The architecture of global payments is being redrawn. Not in the corridors of the Federal Reserve or the Basel Committee, but in the white papers of technology companies, the regulatory chambers of emerging economies, and the wallets of 15 million Pakistanis who have already decided, without waiting for permission, that the future of money is digital.
The dollar's dilemma
Dollar-denominated stablecoins — USDT, USDC, and their successors — have achieved something remarkable: they have extended dollar hegemony into spaces the traditional financial system never reached. A trader in Karachi, a freelancer in Lagos, a small business in Ho Chi Minh City can now hold and transact in dollars without a bank account, without a correspondent banking relationship, without the approval of any American institution.
This is simultaneously a triumph of dollar diplomacy and its greatest structural vulnerability.
"The countries most threatened by dollar stablecoins are not the United States' adversaries. They are its allies — nations whose monetary sovereignty is quietly being eroded by the very instrument of American financial power."
The multipolar alternative
China's digital yuan, the e-CNY, has been in limited circulation since 2020. Its international ambitions are clear — to provide an alternative settlement layer for the Belt and Road ecosystem, to reduce exposure to SWIFT, and to demonstrate that a sovereign digital currency can function at scale without American infrastructure.
But the more consequential challenge to dollar stablecoin dominance may not come from Beijing. It may come from the Gulf.

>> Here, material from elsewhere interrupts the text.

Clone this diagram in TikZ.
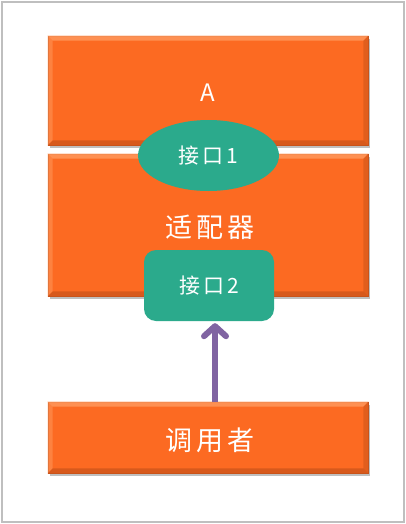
\documentclass[tikz,border=0pt]{standalone}
\usepackage{fontspec}
\newfontfamily\cjk[LetterSpace=14]{Noto Sans CJK SC}
\usetikzlibrary{arrows.meta,shapes.geometric,shadows}
\definecolor{boxorange}{HTML}{FC6A22}
\definecolor{boxlight}{HTML}{FF9A5E}
\definecolor{boxdark}{HTML}{C8531A}
\definecolor{ifgreen}{HTML}{2BAA8C}
\definecolor{arrowpurple}{HTML}{8064A2}
\definecolor{framegray}{HTML}{BFBFBF}
\tikzset{
  bevelbox/.style={draw=boxdark, line width=0.8pt, fill=boxorange, minimum width=320pt, inner sep=0pt,
    drop shadow={shadow xshift=2pt, shadow yshift=-3pt, opacity=0.25, fill=black}},
  lbl/.style={text=white, font=\cjk},
  ifshape/.style={fill=ifgreen, text=white, font=\cjk\fontsize{21}{24}\selectfont, inner sep=0pt},
}
\newcommand{\bevel}[1]{%
  \fill[boxlight,opacity=0.8] (#1.north west) -- (#1.north east) -- ([xshift=-5pt,yshift=-5pt]#1.north east) -- ([xshift=5pt,yshift=-5pt]#1.north west) -- cycle;
  \fill[boxlight,opacity=0.5] (#1.north west) -- ([xshift=5pt,yshift=-5pt]#1.north west) -- ([xshift=5pt,yshift=5pt]#1.south west) -- (#1.south west) -- cycle;
  \fill[boxdark,opacity=0.7] (#1.south west) -- (#1.south east) -- ([xshift=-5pt,yshift=5pt]#1.south east) -- ([xshift=5pt,yshift=5pt]#1.south west) -- cycle;
  \fill[boxdark,opacity=0.5] (#1.north east) -- ([xshift=-5pt,yshift=-5pt]#1.north east) -- ([xshift=-5pt,yshift=5pt]#1.south east) -- (#1.south east) -- cycle;
}
\begin{document}
\begin{tikzpicture}[x=1pt,y=-1pt]
\useasboundingbox (0,0) rectangle (406,524);
\fill[white] (0,0) rectangle (406,524);
\draw[framegray, line width=2pt] (2,2) rectangle (404,522);
% boxes
\node[bevelbox, minimum height=109pt] (a) at (208,90.5) {};
\bevel{a}
\node[bevelbox, minimum height=142pt] (adapter) at (208,225) {};
\bevel{adapter}
\node[bevelbox, minimum height=71pt] (caller) at (208,437.5) {};
\bevel{caller}
% labels
\node[lbl, font=\cjk\fontsize{24}{28}\selectfont] (alabel) at (208,93) {A};
\node[lbl, font=\cjk\fontsize{27}{32}\selectfont] (adlabel) at (210,227) {适配器};
\node[lbl, font=\cjk\fontsize{27}{32}\selectfont] (calabel) at (210,440) {调用者};
% interfaces
\node[ifshape, ellipse, minimum width=141pt, minimum height=71pt] (if1) at (208.5,155.5) {接口1};
\node[ifshape, rectangle, rounded corners=12pt, minimum width=130pt, minimum height=71pt] (if2) at (209,285.5) {接口2};
% arrow
\draw[arrowpurple, line width=6pt, -{Straight Barb[length=10pt,width=22pt,line cap=round,line join=round]}] ([xshift=7pt]caller.north) -- ([xshift=6pt, yshift=-2pt]if2.south);
\end{tikzpicture}
\end{document}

The UAE's dirham stablecoin project, Saudi Arabia's Project Aber, and the broader Gulf Cooperation Council's digital currency exploration represent something qualitatively different from China's statist model: a market-driven, compliance-oriented alternative to dollar rails that serves the world's largest oil-exporting region.
Pakistan's position
Pakistan sits at a crossroads. With over 15 million active cryptocurrency users and a speculated $300 billion in annual trading volume, Pakistan is already one of the world's most significant crypto economies by adoption. Yet it lacks the regulatory infrastructure to capture the value this activity creates, and its users remain dependent on dollar-denominated infrastructure they do not control.

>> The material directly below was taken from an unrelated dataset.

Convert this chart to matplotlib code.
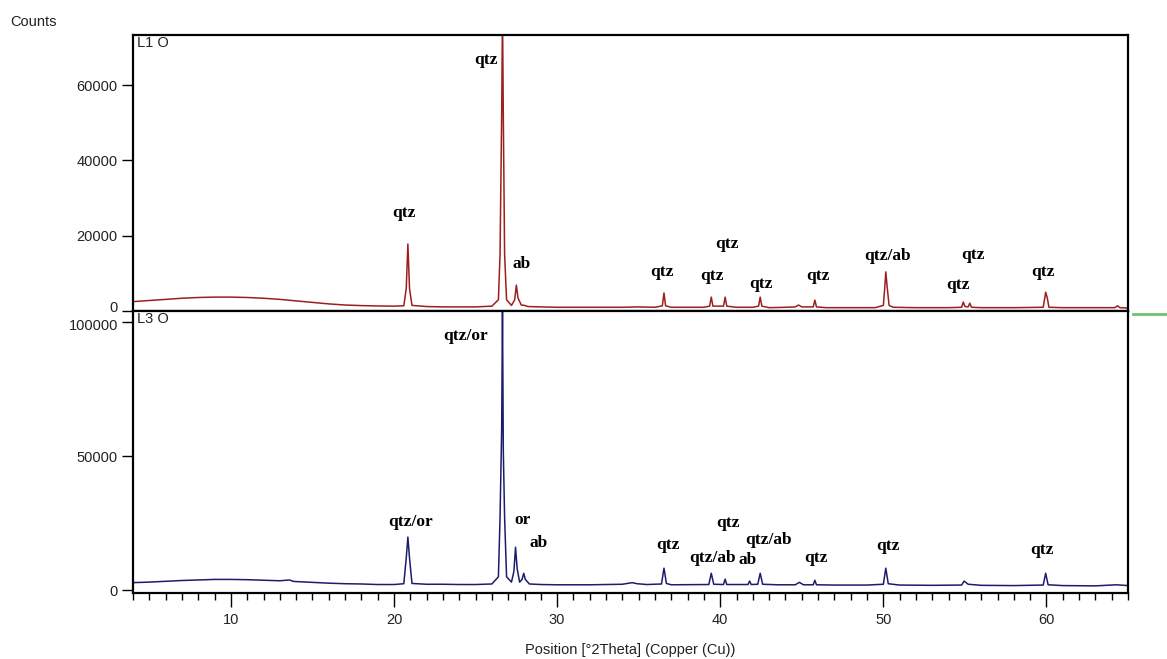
import numpy as np
import matplotlib
matplotlib.use('Agg')
from matplotlib import pyplot as plt
from matplotlib.lines import Line2D
from matplotlib.ticker import MultipleLocator
import matplotlib.transforms as mtransforms

# L1 O trace
x_l1 = [4.0, 5.0, 6.0, 7.0, 8.0, 9.0, 10.0, 11.0, 12.0, 13.0, 14.0, 15.0, 16.0, 17.0, 18.0, 19.0, 20.0,
        20.6, 20.75, 20.85, 20.95, 21.1, 22.0, 23.0, 24.0, 25.0, 26.0, 26.4, 26.5, 26.6, 26.65, 26.7, 26.78,
        26.9, 27.2, 27.4, 27.5, 27.6, 27.8, 28.0, 28.2, 29.0, 30.0, 31.0, 32.0, 33.0, 34.0, 35.0, 36.0,
        36.45, 36.55, 36.65, 37.0, 38.0, 39.0, 39.35, 39.45, 39.55, 40.2, 40.3, 40.4, 41.0, 42.0, 42.35,
        42.45, 42.55, 43.0, 44.0, 44.6, 44.8, 45.0, 45.7, 45.8, 45.9, 46.5, 48.0, 49.5, 50.0, 50.1, 50.15,
        50.22, 50.35, 50.6, 52.0, 54.0, 54.8, 54.9, 55.0, 55.2, 55.3, 55.4, 56.0, 58.0, 59.8, 59.9, 59.95,
        60.05, 60.15, 61.0, 63.0, 64.2, 64.35, 64.5, 65.0]
y_l1 = [2500, 2800, 3100, 3400, 3600, 3700, 3700, 3600, 3400, 3100, 2700, 2300, 1900, 1600, 1450, 1350, 1300,
        1400, 6000, 17800, 6000, 1500, 1200, 1100, 1100, 1100, 1300, 3000, 15000, 52000, 80000, 52000, 15000,
        3000, 1500, 3000, 6900, 3500, 1600, 1500, 1200, 1100, 1000, 1000, 1000, 1000, 1000, 1100, 1000,
        1400, 4800, 1400, 1000, 1000, 1000, 1300, 3700, 1300, 1300, 3700, 1300, 1000, 1000, 1300,
        3700, 1300, 900, 1000, 1100, 1600, 1100, 1100, 2900, 1100, 900, 900, 900, 1500, 7000, 10400,
        7000, 1500, 1000, 900, 900, 1000, 2400, 1200, 1100, 2100, 1000, 900, 900, 1000, 3500, 5000,
        3500, 1000, 900, 900, 900, 1400, 900, 800]

# L3 O trace
x_l3 = [4.0, 5.0, 6.0, 7.0, 8.0, 9.0, 10.0, 11.0, 12.0, 13.0, 13.6, 13.8, 14.0, 15.0, 16.0, 17.0, 18.0, 19.0,
        20.0, 20.6, 20.75, 20.85, 20.95, 21.1, 22.0, 23.0, 24.0, 25.0, 26.0, 26.4, 26.5, 26.6, 26.65, 26.7,
        26.78, 26.9, 27.2, 27.35, 27.45, 27.55, 27.7, 27.85, 27.95, 28.05, 28.3, 29.0, 30.0, 32.0, 34.0,
        34.6, 34.9, 35.5, 36.4, 36.55, 36.7, 37.0, 39.3, 39.45, 39.6, 40.2, 40.3, 40.4, 41.7, 41.8, 41.9,
        42.3, 42.45, 42.6, 43.5, 44.6, 44.85, 45.1, 45.7, 45.8, 45.9, 47.0, 49.0, 50.0, 50.15, 50.3, 51.0,
        53.0, 54.8, 54.95, 55.2, 56.0, 58.0, 59.8, 59.95, 60.1, 61.0, 63.0, 64.3, 65.0]
y_l3 = [2800, 3000, 3300, 3600, 3800, 4000, 4000, 3900, 3700, 3500, 3800, 3300, 3200, 2900, 2600, 2400, 2300, 2100,
        2100, 2400, 12000, 19800, 12000, 2500, 2200, 2200, 2100, 2100, 2300, 5000, 27000, 60000, 106000, 52000,
        27000, 5000, 3000, 7000, 16000, 8000, 3000, 4000, 6300, 4000, 2300, 2100, 2000, 2000, 2200,
        2800, 2400, 2100, 2300, 8200, 2500, 2000, 2100, 6300, 2200, 2100, 4100, 2100, 2100, 3400, 2100,
        2200, 6300, 2200, 2000, 2000, 2900, 2000, 2000, 3700, 2000, 1900, 1900, 2200, 8200, 2400, 1900,
        1800, 1900, 3400, 2200, 1800, 1700, 1900, 6300, 2000, 1700, 1600, 2000, 1700]

# phase labels (text, 2theta, counts)
lab_l1 = ['qtz', 'qtz', 'ab', 'qtz', 'qtz', 'qtz', 'qtz', 'qtz', 'qtz/ab', 'qtz', 'qtz', 'qtz']
lab_l1_x = [20.6, 25.65, 27.8, 36.45, 39.5, 40.4, 42.5, 46.0, 50.25, 54.55, 55.5, 59.8]
lab_l1_y = [26000, 66700, 12500, 10400, 9300, 17800, 7200, 9300, 14600, 6900, 14900, 10400]

lab_l3 = ['qtz/or', 'qtz/or', 'or', 'ab', 'qtz', 'qtz/ab', 'qtz', 'ab', 'qtz/ab', 'qtz', 'qtz', 'qtz']
lab_l3_x = [21.0, 24.4, 27.85, 28.85, 36.8, 39.5, 40.5, 41.7, 42.95, 45.85, 50.3, 59.75]
lab_l3_y = [25400, 94800, 26100, 17500, 16800, 11900, 25000, 11200, 18600, 11900, 16400, 14900]

red = '#9b1f1f'
navy = '#1c1c6e'
tick_font = 'Liberation Sans'
lab_font = dict(family='Liberation Serif', weight='bold', size=12.5)

fig = plt.figure(figsize=(11.67, 6.59), dpi=100)
ax1 = fig.add_axes([0.114, 0.528, 0.8526, 0.4188])
ax2 = fig.add_axes([0.114, 0.1, 0.8526, 0.428])

ax1.plot(x_l1, y_l1, color=red, lw=1.1)
ax2.plot(x_l3, y_l3, color=navy, lw=1.1)

ax1.set_xlim(4, 65)
ax2.set_xlim(4, 65)
ax1.set_ylim(0, 73300)
ax2.set_ylim(-1100, 104100)

for t, x, y in zip(lab_l1, lab_l1_x, lab_l1_y):
    ax1.text(x, y, t, ha='center', va='center', **lab_font)
for t, x, y in zip(lab_l3, lab_l3_x, lab_l3_y):
    ax2.text(x, y, t, ha='center', va='center', **lab_font)

ax1.set_yticks([0, 20000, 40000, 60000])
ax2.set_yticks([0, 50000, 100000])
ax1.set_xticks([])
ax2.xaxis.set_major_locator(MultipleLocator(10))
ax2.xaxis.set_minor_locator(MultipleLocator(1))

for ax in (ax1, ax2):
    for s in ax.spines.values():
        s.set_linewidth(1.6)
        s.set_color('black')
    ax.tick_params(axis='y', direction='out', length=8, width=1, labelsize=10.5, pad=3)
    for lab in ax.get_yticklabels():
        lab.set_fontfamily(tick_font)
        lab.set_color('#222222')
ax2.tick_params(axis='x', which='major', direction='out', length=10, width=1, labelsize=10.5, pad=4)
ax2.tick_params(axis='x', which='minor', direction='out', length=5, width=1)
for lab in ax2.get_xticklabels():
    lab.set_fontfamily(tick_font)
    lab.set_color('#222222')

# nudge the two labels that meet at the panel join apart a little
fig.canvas.draw()
ax1.get_yticklabels()[0].set_transform(ax1.get_yticklabels()[0].get_transform() +
                                       mtransforms.ScaledTranslation(0, 3 / 72, fig.dpi_scale_trans))
ax2.get_yticklabels()[-1].set_transform(ax2.get_yticklabels()[-1].get_transform() +
                                        mtransforms.ScaledTranslation(0, -2 / 72, fig.dpi_scale_trans))

ax1.text(0.004, 0.995, 'L1 O', transform=ax1.transAxes, ha='left', va='top',
         family=tick_font, size=10.5, color='#222222')
ax2.text(0.004, 0.995, 'L3 O', transform=ax2.transAxes, ha='left', va='top',
         family=tick_font, size=10.5, color='#222222')

fig.text(0.009, 0.966, 'Counts', ha='left', va='center', family=tick_font, size=10.5, color='#222222')
ax2.set_xlabel('Position [°2Theta] (Copper (Cu))', family=tick_font, size=10.5, color='#222222', labelpad=12)

# green marker line at right edge
fig.add_artist(Line2D([0.971, 1.0], [0.524, 0.524], color='#6cc36c', lw=2))

fig.savefig('out.png', dpi=100)
print('complete')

The incoming PVARA framework represents Pakistan's opportunity to define its own position in this multipolar stablecoin landscape. A rupee-backed stablecoin, compliant with PVARA and interoperable with the emerging regional settlement infrastructure, would give Pakistan what it currently lacks: monetary agency in the digital economy.
What comes next
The next three years will determine whether stablecoins remain an American instrument or become a genuinely multipolar technology. The answer will not be decided by technology. It will be decided by regulation, by geopolitical alignment, and by the willingness of economies like Pakistan to build rather than merely consume.